As many as 200 North Koreans are dead after a tunnel under construction at the nation’s Punggye-ri nuclear test site collapsed, according to Japanese news reports.
Japan TV’s Asahi reported that about 100 people were inside the tunnel when it collapsed, and another 100 may have died trying to rescue the others during a second collapse, according to Yonhap News Agency.
The report did not make it clear when the collapse occurred. On Oct. 17, the website 38 North speculated whether Mount Manhap, where the regime’s nuclear tests are conducted, may be suffering from “tired mountain syndrome,” due to repeated underground nuclear tests that trigger seismic events.
As many as 200 N. Koreans killed in tunnel collapse at nuclear test site: report https://t.co/4s8mNoFGWx
— Yonhap News Agency (@YonhapNews) October 31, 2017
Three days later, the Washington Post reported that imagery from Airbus satellites showed sections of the mountain had physically shifted before and after the test.

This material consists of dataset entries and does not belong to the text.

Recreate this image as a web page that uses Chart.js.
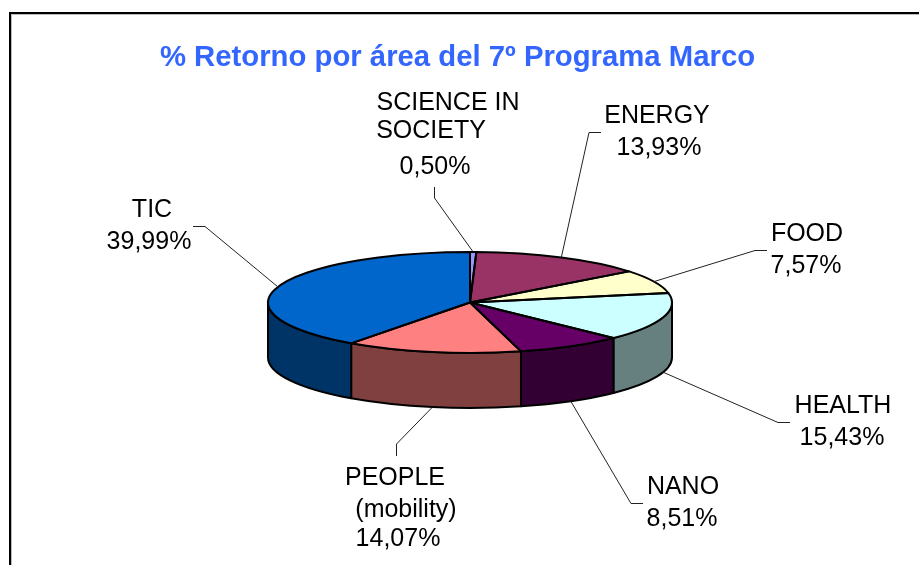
<!DOCTYPE html>
<html><head><meta charset="utf-8">
<style>
html,body{margin:0;padding:0;background:#fff;overflow:hidden;width:919px;height:565px}
#frame{position:absolute;left:9px;top:12px;width:920px;height:570px;border:2px solid #000;box-sizing:border-box;box-shadow:inset 1px 1px 0 #bbb}
#wrap{position:absolute;left:-2px;top:0;width:919px;height:565px}
</style>
<script src="https://cdn.jsdelivr.net/npm/chart.js@4"></script>
</head><body>
<div id="frame"></div>
<div id="wrap"><canvas id="c" width="919" height="565"></canvas></div>
<script>
const titleText = '% Retorno por área del 7º Programa Marco';
const categories = ['SCIENCE IN SOCIETY','ENERGY','FOOD','HEALTH','NANO','PEOPLE (mobility)','TIC'];
const values = [0.50,13.93,7.57,15.43,8.51,14.07,39.99];
const topColors = ['#9999FF','#993366','#FFFFCC','#CCFFFF','#660066','#FF8080','#0066CC'];
const sideColors = ['#666699','#662244','#808066','#668080','#330033','#804040','#003366'];

// label layout (page pixels): [text, centre x, baseline y]
const labelText = [
  [['SCIENCE IN',448,110],['SOCIETY',431,138],['0,50%',435,174]],
  [['ENERGY',657,123],['13,93%',659,155]],
  [['FOOD',807,241],['7,57%',806,273]],
  [['HEALTH',843,413],['15,43%',842,445]],
  [['NANO',683,494],['8,51%',682,526]],
  [['PEOPLE',395,485],['(mobility)',406,517],['14,07%',398,546]],
  [['TIC',152,217],['39,99%',149,249]]
];
// leader elbows (page pixels), from the label towards the pie
const leaderPoints = [
  [[434.5,187],[434.5,198]],
  [[601,132.5],[589,132.5]],
  [[767,250.5],[755,250.5]],
  [[790,422.5],[778,422.5]],
  [[643,503.5],[631,503.5]],
  [[396.5,456],[396.5,444]],
  [[193,226.5],[205,226.5]]
];
const PAGE_X = 470, PAGE_Y = 302.5, RX = 202, RY = 50.5, DEPTH = 55, WRAP_SHIFT = 2;

const pie3d = {
  id:'pie3d',
  beforeDatasetsDraw(chart){
    const ctx = chart.ctx, arcs = chart.getDatasetMeta(0).data;
    const {x:ox,y:oy} = arcs[0].getProps(['x','y'],true);
    const cx = PAGE_X+WRAP_SHIFT, cy = PAGE_Y;
    arcs.forEach((a,i)=>{
      const ranges = [[a.startAngle,a.endAngle],[a.startAngle-2*Math.PI,a.endAngle-2*Math.PI]];
      ranges.forEach(([s,e])=>{
        const p = Math.max(s,0), q = Math.min(e,Math.PI);
        if(q<=p) return;
        ctx.beginPath();
        ctx.ellipse(cx,cy,RX,RY,0,p,q);
        ctx.ellipse(cx,cy+DEPTH,RX,RY,0,q,p,true);
        ctx.closePath();
        ctx.fillStyle = sideColors[i];
        ctx.fill();
        ctx.lineWidth = 2; ctx.strokeStyle='#000'; ctx.lineJoin='round';
        ctx.stroke();
      });
    });
    ctx.save();
    ctx.translate(cx,cy);
    ctx.scale(1,RY/RX);
    ctx.translate(-ox,-oy);
  },
  afterDatasetsDraw(chart){
    const ctx = chart.ctx; ctx.restore();
    const arcs = chart.getDatasetMeta(0).data;
    const cx = PAGE_X+WRAP_SHIFT, cy = PAGE_Y;
    ctx.lineWidth = 2; ctx.strokeStyle='#000'; ctx.lineJoin='round';
    arcs.forEach(a=>{
      ctx.beginPath();
      ctx.moveTo(cx,cy);
      ctx.ellipse(cx,cy,RX,RY,0,a.startAngle,a.endAngle);
      ctx.closePath();
      ctx.stroke();
    });
    arcs.forEach((a,i)=>{
      const mid = (a.startAngle+a.endAngle)/2;
      const m = ((mid%(2*Math.PI))+2*Math.PI)%(2*Math.PI);
      const ax = cx+RX*Math.cos(m);
      const ay = cy+RY*Math.sin(m)+(m>0.1&&m<Math.PI?DEPTH:0);
      ctx.beginPath();
      leaderPoints[i].forEach((p,k)=>k?ctx.lineTo(p[0]+WRAP_SHIFT,p[1]):ctx.moveTo(p[0]+WRAP_SHIFT,p[1]));
      ctx.lineTo(ax,ay);
      ctx.lineWidth=1; ctx.strokeStyle='#222'; ctx.stroke();
      ctx.fillStyle='#000';
      ctx.font='25px "Liberation Sans", Arial, sans-serif';
      ctx.textAlign='center'; ctx.textBaseline='alphabetic';
      labelText[i].forEach(t=>ctx.fillText(t[0],t[1]+WRAP_SHIFT,t[2]));
    });
  }
};

new Chart(document.getElementById('c'),{
  type:'pie',
  data:{labels:categories,datasets:[{data:values,backgroundColor:topColors,borderWidth:0,radius:RX}]},
  options:{
    responsive:false,animation:false,
    plugins:{
      legend:{display:false},tooltip:{enabled:false},
      title:{display:true,text:titleText,color:'#3366FF',
        font:{family:'"Liberation Sans", Arial, sans-serif',size:29.3,weight:'bold'},
        padding:{top:40,bottom:0}}
    }
  },
  plugins:[pie3d]
});
</script>
</body></html>
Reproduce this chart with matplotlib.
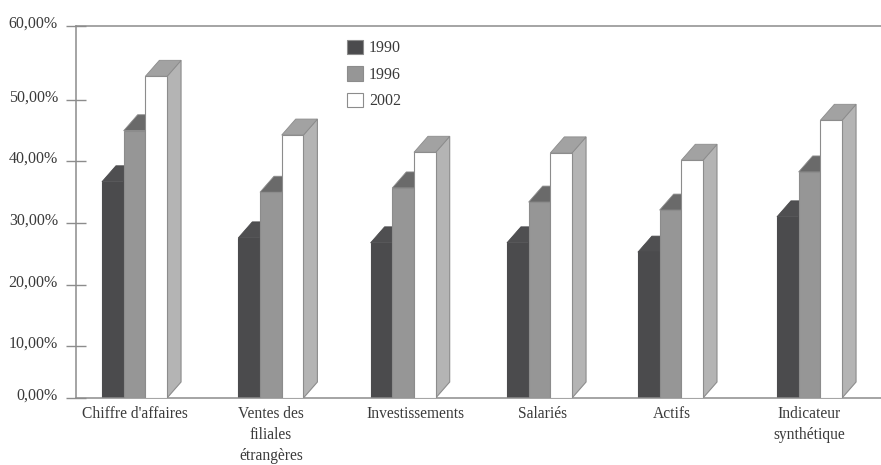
# histogramme 3D - parts en %, 1990 / 1996 / 2002
import numpy as np
import matplotlib
matplotlib.use("Agg")
import matplotlib.pyplot as plt
from matplotlib.patches import Patch, Polygon
from matplotlib.transforms import IdentityTransform, ScaledTranslation

categories = ["Chiffre d'affaires", "Ventes des\nfiliales\nétrangères", "Investissements",
              "Salariés", "Actifs", "Indicateur\nsynthétique"]
v1990 = [36.7, 27.6, 26.8, 26.8, 25.3, 31.0]
v1996 = [45.0, 35.0, 35.7, 33.4, 32.1, 38.3]
v2002 = [53.2, 44.3, 41.5, 41.4, 40.2, 46.7]
annees = ["1990", "1996", "2002"]
ticks = [0, 10, 20, 30, 40, 50, 60]
tick_labels = ["0,00%", "10,00%", "20,00%", "30,00%", "40,00%", "50,00%", "60,00%"]

# l'axe du scan n'est pas regulier : hauteur de chaque graduation en pixels
tick_h = [0, 52, 113, 175, 236.5, 298, 372]
# petits decalages des groupes et des etiquettes (en fraction d'intervalle)
decal_groupe = [0, 0.01, -0.01, 0, -0.03, 0]
decal_label = [0, 0.01, 0.08, 0.02, -0.02, 0]

plt.rcParams["font.family"] = ["Liberation Serif", "DejaVu Serif"]
gris = "#8c8c8c"
texte = "#3a3a3a"
W, H = 881, 465
fig = plt.figure(figsize=(W / 100, H / 100), dpi=100)
ax = fig.add_axes([76 / W, (H - 398) / H, (W - 76) / W, 372 / H])

ax.set_yscale("function", functions=(lambda v: np.interp(v, ticks, tick_h),
                                     lambda p: np.interp(p, tick_h, ticks)))
ax.set_ylim(0, 60)
ax.set_xlim((76 - 134.5) / 135, (W - 134.5) / 135)

x = np.arange(len(categories)) + np.array(decal_groupe)
larg = 21.7 / 135
dx, dy = 14, 16  # profondeur 3D en pixels

series = [v1990, v1996, v2002]
faces = ["#4b4b4d", "#969696", "white"]
dessus = ["#4f4f51", "#6a6a6a", "#a2a2a2"]
cotes = ["#4b4b4d", "#969696", "#b4b4b4"]
bords = ["#4b4b4d", "#8c8c8c", "#8c8c8c"]
for s, vals in enumerate(series):
    pos = x + (s - 1) * larg
    for p, v in zip(pos, vals):
        g, h = ax.transData.transform((p - larg / 2, v))
        d, b = ax.transData.transform((p + larg / 2, 0))
        ax.add_patch(Polygon([(d, b), (d + dx, b + dy), (d + dx, h + dy), (d, h)], closed=True,
                             transform=IdentityTransform(), fc=cotes[s], ec=bords[s], lw=0.8, zorder=2 + s))
        ax.add_patch(Polygon([(g, h), (g + dx, h + dy), (d + dx, h + dy), (d, h)], closed=True,
                             transform=IdentityTransform(), fc=dessus[s], ec=bords[s], lw=0.6, zorder=2 + s))
    ax.bar(pos, vals, larg, color=faces[s], edgecolor=bords[s], linewidth=0.8, zorder=2.5 + s)

for c in ["right"]:
    ax.spines[c].set_visible(False)
for c in ["left", "top", "bottom"]:
    ax.spines[c].set_color(gris)
    ax.spines[c].set_linewidth(1.1)

ax.set_yticks(ticks)
ax.set_yticklabels(tick_labels, fontsize=11.5, color=texte)
ax.tick_params(axis="y", direction="inout", length=14, width=1, color=gris, pad=6)
decale = ScaledTranslation(0, 4.5 / 100, fig.dpi_scale_trans)
for lab in ax.get_yticklabels():
    lab.set_transform(lab.get_transform() + decale)

ax.set_xticks(np.arange(len(categories)) + np.array(decal_label))
ax.set_xticklabels(categories, fontsize=11.2, color=texte, linespacing=1.42)
ax.tick_params(axis="x", length=0, pad=6)

poignees = [Patch(fc=f, ec=gris, lw=0.8) for f in faces]
ax.legend(poignees, annees, loc="upper left", bbox_to_anchor=(0.323, 0.993), frameon=False,
          fontsize=11.5, labelcolor=texte, handlelength=1.0, handleheight=1.0,
          handletextpad=0.35, labelspacing=0.62, borderpad=0.2)

fig.savefig("out.png", dpi=100)
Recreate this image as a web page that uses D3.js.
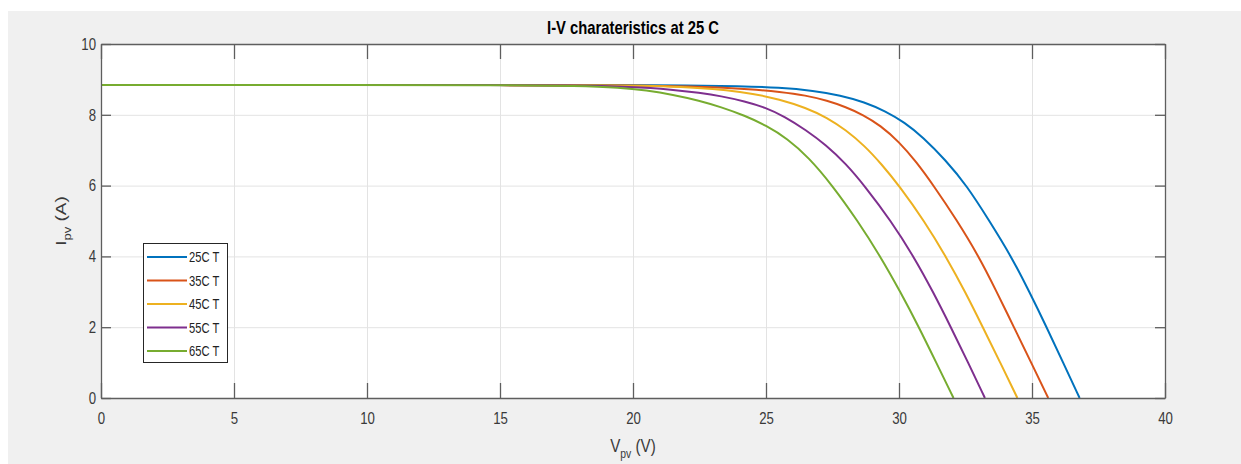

“What we are seeing from North Korea looks like some kind of stress in the ground,” seismologist Paul Richards told the paper. “In that part of the world, there were stresses in the ground, but the explosions have shaken them up.”
Yonhap quoted the chief of South Korea’s weather agency as saying another underground nuclear test could lead to the collapse of the test site and the release of radioactive material.